SILVYA COLOMBO | FOLHAPRESS
“Meu pai gostava de achar que o que fazia tinha algo de magia. E, como mágico, tinha obsessão em não deixar traços de como inventava seus truques. É por isso que destruiu ou refez várias versões do que depois viriam a ser seus textos de ficção”, conta à Folha de S.Paulo um dos filhos de Gabriel García Márquez (1927-2014), Gonzalo García Barcha, 54.
“Quando eu e meu irmão, Rodrigo, éramos pequenos, essa era nossa principal tarefa quando estávamos perto do meu pai enquanto ele trabalhava. Ele nos dava manuscritos rabiscados ou papéis amarfanhados e mandava que picássemos e jogássemos no lixo”, conta.

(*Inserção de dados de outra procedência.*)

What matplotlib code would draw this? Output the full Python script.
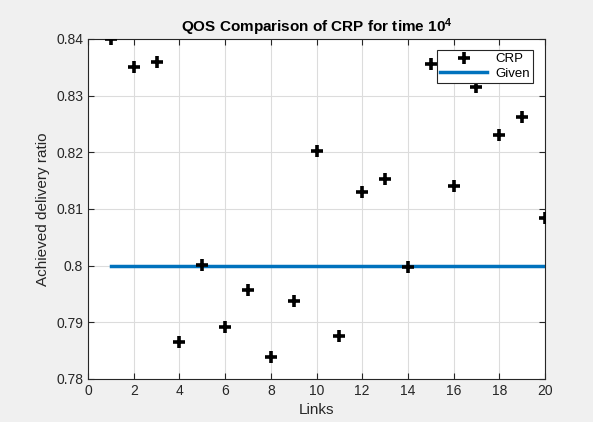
import matplotlib
matplotlib.use("Agg")
import matplotlib.pyplot as plt
from matplotlib.ticker import FuncFormatter

# values
links = [1, 2, 3, 4, 5, 6, 7, 8, 9, 10, 11, 12, 13, 14, 15, 16, 17, 18, 19, 20]
crp = [0.8400, 0.8351, 0.8359, 0.7865, 0.8002, 0.7892, 0.7957, 0.7839, 0.7938, 0.8202,
       0.7875, 0.8130, 0.8153, 0.7998, 0.8355, 0.8141, 0.8315, 0.8231, 0.8262, 0.8084]
given_x = [1, 20]
given_y = [0.80, 0.80]

plt.rcParams['font.family'] = ['Liberation Sans', 'DejaVu Sans']
plt.rcParams['mathtext.fontset'] = 'custom'
plt.rcParams['mathtext.bf'] = 'Liberation Sans:bold'
plt.rcParams['mathtext.rm'] = 'Liberation Sans'

fig = plt.figure(figsize=(5.93, 4.22), dpi=100, facecolor='#f0f0f0')
ax = fig.add_axes([0.1484, 0.1019, 0.7707, 0.8057])
ax.set_facecolor('white')

ax.plot(links, crp, linestyle='none', marker='+', markersize=8, markeredgewidth=2.6,
        color='black', label='CRP', zorder=3)
ax.plot(given_x, given_y, color='#0072BD', linewidth=2.5, label='Given', zorder=2)

ax.set_xlim(0, 20)
ax.set_ylim(0.78, 0.84)
ax.set_xticks(range(0, 21, 2))
ax.set_yticks([0.78, 0.79, 0.80, 0.81, 0.82, 0.83, 0.84])
ax.yaxis.set_major_formatter(FuncFormatter(lambda v, p: '%g' % round(v, 3)))

ax.grid(True, color='#dcdcdc', linewidth=0.8)
ax.set_axisbelow(True)
ax.tick_params(direction='in', length=4, colors='#262626', labelsize=10,
               top=True, right=True, labeltop=False, labelright=False)
for s in ax.spines.values():
    s.set_color('#262626')
    s.set_linewidth(0.8)

ax.set_xlabel('Links', fontsize=11, color='#262626')
ax.set_ylabel('Achieved delivery ratio', fontsize=11, color='#262626')
ax.set_title(r'QOS Comparison of CRP for time $\mathbf{10^4}$', fontsize=11,
             fontweight='bold', pad=5)

leg = ax.legend(loc='upper right', fontsize=9.5, fancybox=False, framealpha=1,
                edgecolor='#262626', handlelength=3.6, borderpad=0.25,
                labelspacing=0.15, handletextpad=0.6, borderaxespad=0,
                bbox_to_anchor=(0.974, 0.968))
leg.get_frame().set_linewidth(0.8)

fig.savefig('out.png', dpi=100, facecolor=fig.get_facecolor())
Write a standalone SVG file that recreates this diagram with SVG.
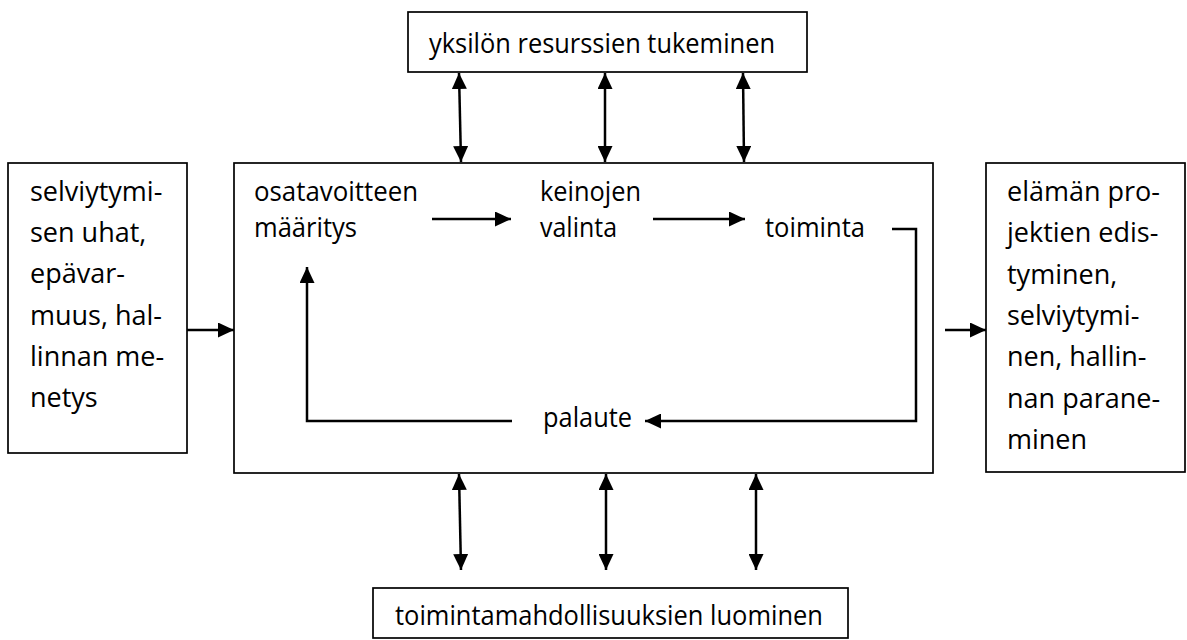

García Barcha causou furor no Festival Gabo, promovido pela Fundación Nuevo Periodismo Iberoamericano na semana passada, ao caminhar pelo evento exibindo um rosto que evoca uma verdadeira reencarnação do Nobel de Literatura colombiano quando tinha sua idade.
Porém, nem todos os “truques” de Gabo foram destruídos. Na verdade, em certos casos, o próprio escritor fez questão de manter e publicar textos com ideias, personagens e temas que se desenvolveriam depois em outras obras suas.
É o caso do romance curto “La Hojarasca”, publicado em 1955, em que aparecem uma Macondo incipiente e alguns dos personagens que depois tomariam mais corpo em “Cem Anos de Solidão” (1967).
Agora, são revelados pela primeira vez ao público quatro textos e fragmentos inéditos que Gabo escreveu entre 1948 e 1952. São obras que ele não quis destruir, mas tampouco publicar, e que até então estavam com a família.
Por ora, estão expostos na Biblioteca Luis Ángel Arango, de Bogotá, que também recebeu da família um acervo de 44 caixas que o escritor deixou claro que gostaria que fossem entregues à rede de bibliotecas colombiana.
Não fazem parte, assim, do acervo oficial de seus manuscritos de obras publicadas e de sua biblioteca, que foram entregues, também segundo a vontade do escritor, à Universidade do Texas, nos EUA.
Esses documentos têm uma riqueza imensa, além de permitir que formemos um acervo Gabo aqui na Colômbia, mostram um escritor em formação. São seus primeiros anos, por isso há muita coisa escrita à mão. Suas condições eram precárias, ele ainda não tinha claro para onde iriam suas ideias, era muito jovem”, diz Sergio Sarmiento, pesquisador da biblioteca Arango.
Os anos em que escreveu esses textos correspondem aos que Gabo havia retornado à costa colombiana.
Nascido em Aracataca, no interior da região costeira, Gabo tinha passado um tempo estudando em Bogotá. Porém, a explosão política e social causada pelo Bogotazo -revolta popular causada pelo assassinato do líder Jorge Eliécer Gaitán, em 1948- o levou a Cartagena, em busca de emprego.
Trata-se de um período de grande violência na Colômbia, e isso passa a impactar Gabo, levando-o ainda mais pelo caminho do jornalismo, engajando-se nas tentativas de paz, e tornando o tema recorrente em sua literatura.
Mas esses primeiros tempos foram difíceis. Tudo o que ele tinha havia sido queimado na pensão em que vivia em Bogotá. Em Cartagena, dormiu em bancos de praça até acabar conseguindo emplacar matérias em jornais locais e conseguir alguma estabilidade. São dessa época os inéditos que vêm à tona.
O texto mais relevante é “Relato de las Barritas de Menta”, escrito em Cartagena, em 1952, que narra o retorno de um viajante a um povoado que parece parado no tempo. No fundo, é Gabo voltando à Aracataca, mas já vendo nela, em suas ruas e moradores, as cores literárias com as quais a transformaria na fictícia Macondo.